Brands hoping for an e-Esperanto to help decipher the Twitterverse — perhaps Twittermultiverse is a better term — will be disappointed. The graphic below, from the report*, shows the scale of the challenge for anyone trying to extract real meaning. It’s unlikely that even the most sophisticated natural language data mining software can make anything coherent of “linq”, “twug”, “robsessed”, “melb”, “ty” (and these are words used by English speakers) or even of the relatively plainspeak “gratitude” and “heaps” (these are important words to the sub-group).

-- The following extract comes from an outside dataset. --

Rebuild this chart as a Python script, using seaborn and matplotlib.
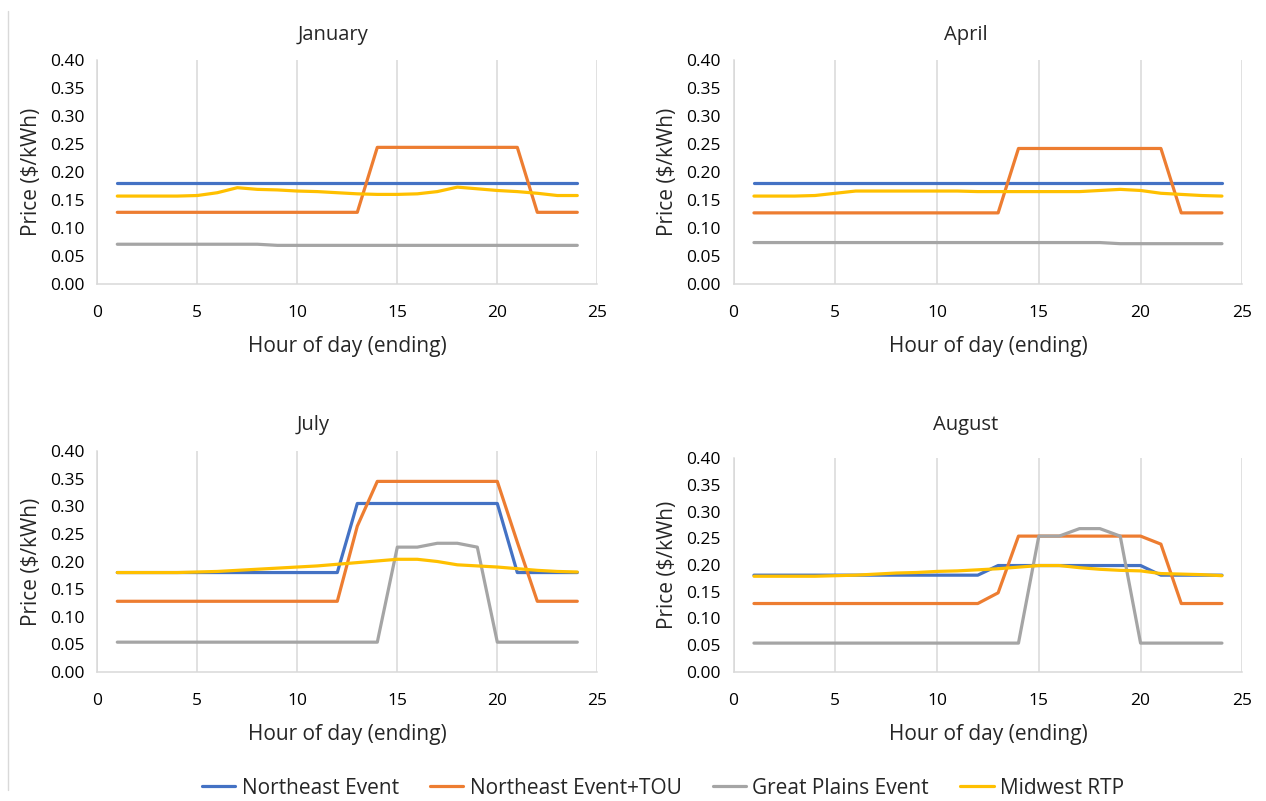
import numpy as np
import pandas as pd
import matplotlib
matplotlib.use("Agg")
import matplotlib.pyplot as plt
import seaborn as sns
from matplotlib.lines import Line2D

# ---------- DATA ----------
hours = list(range(1, 25))
series_names = ["Northeast Event", "Northeast Event+TOU", "Great Plains Event", "Midwest RTP"]
months = ["January", "April", "July", "August"]

jan_ne = [0.180] * 24
jan_ne_tou = [0.128] * 13 + [0.244] * 8 + [0.128] * 3
jan_gp = [0.071] * 8 + [0.069] * 16
jan_rtp = [0.157, 0.157, 0.157, 0.157, 0.158, 0.163, 0.172, 0.169, 0.168, 0.166,
           0.165, 0.163, 0.161, 0.160, 0.160, 0.161, 0.165, 0.173, 0.170, 0.167,
           0.165, 0.162, 0.158, 0.158]

apr_ne = [0.181] * 24
apr_ne_tou = [0.127] * 13 + [0.242] * 8 + [0.127] * 3
apr_gp = [0.074] * 18 + [0.072] * 6
apr_rtp = [0.157, 0.157, 0.157, 0.158, 0.162, 0.166, 0.166, 0.166, 0.166, 0.166,
           0.166, 0.165, 0.165, 0.165, 0.165, 0.165, 0.165, 0.167, 0.169, 0.167,
           0.162, 0.160, 0.158, 0.157]

jul_ne = [0.180] * 12 + [0.305] * 8 + [0.180] * 4
jul_ne_tou = [0.128] * 12 + [0.264] + [0.345] * 7 + [0.235, 0.128, 0.128, 0.128]
jul_gp = [0.054] * 14 + [0.226, 0.226, 0.233, 0.233, 0.226] + [0.054] * 5
jul_rtp = [0.180, 0.180, 0.180, 0.180, 0.181, 0.182, 0.184, 0.186, 0.188, 0.190,
           0.192, 0.195, 0.198, 0.201, 0.204, 0.204, 0.200, 0.194, 0.192, 0.190,
           0.187, 0.184, 0.182, 0.181]

aug_ne = [0.181] * 12 + [0.199] * 8 + [0.181] * 4
aug_ne_tou = [0.128] * 12 + [0.148] + [0.254] * 7 + [0.239, 0.128, 0.128, 0.128]
aug_gp = [0.054] * 14 + [0.254, 0.254, 0.268, 0.268, 0.254] + [0.054] * 5
aug_rtp = [0.179, 0.179, 0.179, 0.179, 0.180, 0.181, 0.183, 0.185, 0.186, 0.188,
           0.189, 0.191, 0.193, 0.196, 0.199, 0.199, 0.195, 0.192, 0.190, 0.189,
           0.184, 0.183, 0.182, 0.180]

month_data = {
    "January": [jan_ne, jan_ne_tou, jan_gp, jan_rtp],
    "April": [apr_ne, apr_ne_tou, apr_gp, apr_rtp],
    "July": [jul_ne, jul_ne_tou, jul_gp, jul_rtp],
    "August": [aug_ne, aug_ne_tou, aug_gp, aug_rtp],
}

# long-form table for seaborn
rows = []
for m in months:
    for name, vals in zip(series_names, month_data[m]):
        for h, v in zip(hours, vals):
            rows.append({"month": m, "series": name, "hour": h, "price": v})
df = pd.DataFrame(rows)

# ---------- STYLE ----------
sns.set_style("white")
plt.rcParams["font.family"] = ["Open Sans", "DejaVu Sans"]
colors = ["#4472C4", "#ED7D31", "#A5A5A5", "#FFC000"]
palette = dict(zip(series_names, colors))
grid_c = "#D9D9D9"
W, H = 1266, 801

fig = plt.figure(figsize=(12.66, 8.01), dpi=100)

# axes rectangles in pixels: left, right, top, bottom
rects = {
    "January": (97.3, 597.3, 60, 284),
    "April": (733.6, 1242.3, 60, 284),
    "July": (97.3, 597.3, 451, 672),
    "August": (733.6, 1242.3, 458, 672),
}
title_pos = {"January": (333, 35), "April": (966, 35), "July": (313, 425), "August": (966, 425)}

for m in months:
    l, r, t, b = rects[m]
    ax = fig.add_axes([l / W, 1 - b / H, (r - l) / W, (b - t) / H])
    sns.lineplot(data=df[df["month"] == m], x="hour", y="price", hue="series",
                 palette=palette, hue_order=series_names, linewidth=2.3,
                 legend=False, ax=ax)
    ax.set_xlim(0, 25)
    ax.set_ylim(0, 0.40)
    ax.set_xticks(range(0, 26, 5))
    ax.set_yticks(np.arange(0, 0.41, 0.05))
    ax.set_yticklabels([f"{v:.2f}" for v in np.arange(0, 0.41, 0.05)])
    ax.tick_params(length=0, labelsize=12.5, colors="#000000")
    ax.tick_params(axis="y", pad=9)
    ax.tick_params(axis="x", pad=15)
    ax.xaxis.grid(True, color=grid_c, linewidth=1.1)
    ax.yaxis.grid(False)
    ax.set_axisbelow(True)
    for s in ["top", "right"]:
        ax.spines[s].set_visible(False)
    for s in ["left", "bottom"]:
        ax.spines[s].set_color(grid_c)
        ax.spines[s].set_linewidth(1.1)
    ax.set_xlabel("Hour of day (ending)", fontsize=15, labelpad=11)
    ax.set_ylabel("Price ($/kWh)", fontsize=15, labelpad=6)
    tx, ty = title_pos[m]
    fig.text(tx / W, 1 - ty / H, m, ha="center", va="center", fontsize=14.5)

# faint chart-area edge at the left
fig.add_artist(Line2D([8 / W, 8 / W], [1 - 11 / H, 1 - 790 / H], color="#D9D9D9", linewidth=1))

handles = [Line2D([0], [0], color=c, linewidth=2.3) for c in colors]
fig.legend(handles, series_names, loc="center", ncol=4, frameon=False,
           bbox_to_anchor=(663 / W, 1 - 788 / H), fontsize=15,
           handlelength=1.6, handletextpad=0.3, columnspacing=1.5)

fig.savefig("out.png", dpi=100)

The shorthand lingo is not new or unique to Twitter. Special interest groups have always evolved their own secret codes: @masonicnetwork and #masonic are just an electronic evolution of the handshake.
What may be significant is that the ‘shorthand’, while unstructured, follows some kind of rules. In each tribe or sub-group, a high-level word acts like a hashtag; beneath it are secondary words associated with it. The high-level words, and to as lesser extent the secondary words, are almost always acronyms, slang or emoticons, which complicates text mining. It’s worth remembering that secret codes, from handshakes to hashtags, are intended to exclude outsiders as much as to include insiders.
*The study, by researchers at Royal Holloway, University of London, and Princeton University of New Jersey, is published by EPJ Data Science.